Puli Space Technologies
- Company type: Private
- Industry: space industry
- Founded: 2010
- Headquarters: Hungary
- Key people: Dr. Tibor Pacher ^{CEO, founder} Pál Gábor Vizi ^{CSO, founder}
- Website: www.PuliSpace.com

= Puli Space Technologies =

Hungarian aerospace company

Puli Space Technologies (named after the puli, a small Hungarian dog breed) is a Hungarian company established by individuals in June 2010 in order to take part in Google Lunar X Prize Challenge and other competitions, and further to facilitate development of space industry in Hungary, to promote scientific thinking and encourage students to choose scientific careers.

==Google Lunar X Prize==

Official button of Team Puli

By the end of August 2010, the Team finished a "Letter of Intent", and by October 2010 the fundraising started.

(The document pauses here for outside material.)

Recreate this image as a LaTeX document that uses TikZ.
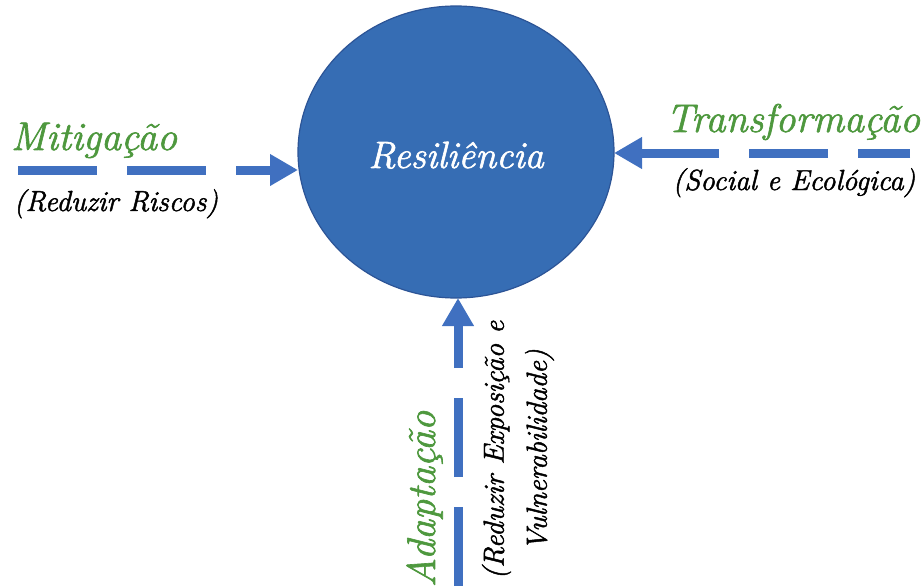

On 11 January 2011 the team announced it transferred the registration fee. The registration (together with the last eight teams) was announced on 17 February 2011.

==Puli spacecraft==
The Puli spacecraft was planned to be finished by 2014. It was planned to be launched by a commercial carrier rocket, and to reach the Moon on its own.

In the team's early concept traveling on the lunar surface was planned to be achieved by changing the spherical lander's center of mass, making it roll. Later they redesigned the rover to run on four "wheg" (wheel of legs) structures. During 2012 the second, bigger rover of that concept (Iteration 2) was constructed and underwent running tests.